M. Philippe Bonnecarrère, président. - Entre la position de Jean Tirole, qui estime que les politiques environnementales et sociales ne sauraient relever de la commande publique, et ceux qui y voient un progrès pour la société, la question des clauses sociales et environnementales aurait pu perturber nos travaux. Il n'en a rien été : il convient nous semble-t-il de conserver les critères classiques du cahier des charges ; mais l'acheteur qui veut y ajouter une action sociale ou environnementale peut faire connaître à l'entreprise retenue ses critères en la matière. En d'autres termes, ces clauses ne doivent pas être un critère d'attribution, mais une condition d'exécution, ce qui écarte tout risque d'éviction des PME lors de l'attribution.
M. Daniel Raoul. - Généralement, un taux minimal de contrats d'insertion est inséré dans l'appel d'offres, libre à l'entreprise d'aller au-delà. Cela fonctionne bien, et le code des marchés publics l'autorise.

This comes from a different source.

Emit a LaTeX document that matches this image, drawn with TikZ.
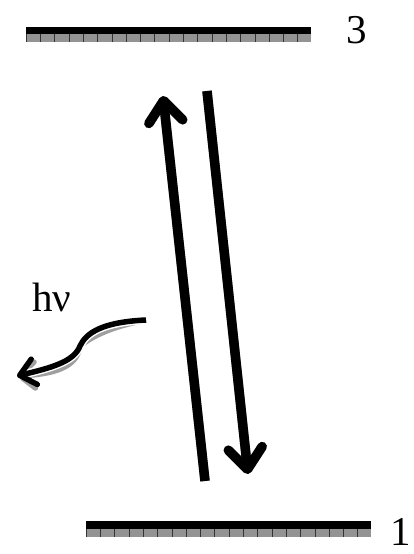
\documentclass[tikz,border=0pt]{standalone}
\usepackage{fontspec}
\setmainfont{Liberation Serif}
\usetikzlibrary{arrows.meta}
\begin{document}
\begin{tikzpicture}[x=1pt,y=-1pt,
  levelblack/.style={fill=black},
  levelgray/.style={fill=gray!85},
  tick/.style={draw=gray!40!black,line width=0.5pt},
  bigarrow/.style={line width=9.5pt,-{Straight Barb[length=21pt,width=34pt,line cap=round,round]}},
  photon/.style={line width=5.5pt,-{Straight Barb[length=15pt,width=26pt,line cap=round,round]}},
  shadowc/.style={draw=gray!75},
  lab/.style={font=\fontsize{41}{41}\selectfont,inner sep=0pt}]
\useasboundingbox (0,0) rectangle (413,554);
% level 3
\fill[levelgray] (26,34) rectangle (311,42);
\foreach \i in {0,...,19} \draw[tick] (26+\i*14.3,34) -- (26+\i*14.3,42);
\fill[levelblack] (26,27) rectangle (311,34);
\node[lab] (n3) at (357,30) {3};
% level 1
\fill[levelgray] (86,529) rectangle (371,537);
\foreach \i in {0,...,19} \draw[tick] (86+\i*14.3,529) -- (86+\i*14.3,537);
\fill[levelblack] (86,521) rectangle (371,529);
\node[lab] (n1) at (401,532) {1};
% coordinates of arrows
\coordinate (ua) at (205,481);
\coordinate (ub) at (163,96);
\coordinate (da) at (207,91);
\coordinate (db) at (248,474);
% shadows
\begin{scope}[shift={(1,6)}]
\draw[bigarrow,shadowc] (ua) -- (ub);
\draw[bigarrow,shadowc] (da) -- (db);
\end{scope}
\draw[bigarrow] (ua) -- (ub);
\draw[bigarrow] (da) -- (db);
% photon
\coordinate (ps) at (146,320);
\coordinate (pm) at (80,346);
\coordinate (pe) at (17,376);
\begin{scope}[shift={(3,6)}]
\draw[photon,shadowc] (ps) .. controls (102,322) and (86,333) .. (pm) .. controls (74,362) and (50,368) .. (pe);
\end{scope}
\draw[photon,white,line width=8.5pt,-] (ps) .. controls (102,322) and (86,333) .. (pm) .. controls (74,362) and (50,368) .. (pe);
\draw[photon] (ps) .. controls (102,322) and (86,333) .. (pm) .. controls (74,362) and (50,368) .. (pe);
\node[lab] (hv) at (52,297) {hν};
\end{tikzpicture}
\end{document}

M. Martial Bourquin, rapporteur. - Il est nécessaire d'y prendre garde : de grandes entreprises remportent souvent des contrats grâce aux clauses sociales, mais les PME ont la possibilité de recourir à des associations ou entreprises d'insertion.
M. Daniel Raoul. - Le pourcentage minimal peut être défini dans le cahier des charges avec l'appui de structures spécialisées dans l'insertion ou d'organisations professionnelles.
M. René Vandierendonck. - Je vous remercie pour ces clarifications. Il conviendrait que le rapport soit assorti de nombreux exemples, car beaucoup d'élus ne sont convaincus que par des éléments concrets. Donnons également des statistiques sur les clauses d'insertion. La question des publics très éloignés de l'emploi reste ouverte ; il faudrait illustrer la question des chantiers-écoles, qui, pour certains tribunaux, restent dans une zone grise.
Trop de travail a été accompli collégialement pour ne pas s'interroger sur la suite de ce rapport : il mérite incontestablement un débat ; l'on peut également, au moment de la ratification des ordonnances, prendre le temps de développer nos préconisations.
M. Philippe Bonnecarrère, président. - Juridiquement, le système offre la souplesse nécessaire à ceux qui souhaitent insérer des clauses sociales et environnementales.
La première proposition de M. Bourquin est d'inviter le Sénat à saisir l'occasion du débat sur la ratification pour présenter des amendements, la voie de l'ordonnance ne nous satisfaisant pas. Toutefois, celle-ci marque une avancée, dans la mesure où l'ensemble des principes fondamentaux du droit de la commande publique sera de nature législative. Je vous rappelle qu'actuellement, l'intégralité du code des marchés publics relève du domaine réglementaire. Notre rapporteur demandera un débat en séance sur la commande publique au premier trimestre 2016.
M. Martial Bourquin, rapporteur. - Xavier Beulin, président de la Fédération nationale des syndicats d'exploitants agricoles, nous a dit que 70 % des viandes servies dans la restauration scolaire et les hôpitaux sont d'origine étrangère. En pleine crise de l'élevage ! Cela nous place devant nos responsabilités. La commande publique doit être un outil de développement territorial et agricole. On peut se contenter de prendre les clauses sociales et environnementales comme un supplément d'âme, mais nous ne mettrons fin à ce scandale qu'en les mobilisant au service d'une politique économique.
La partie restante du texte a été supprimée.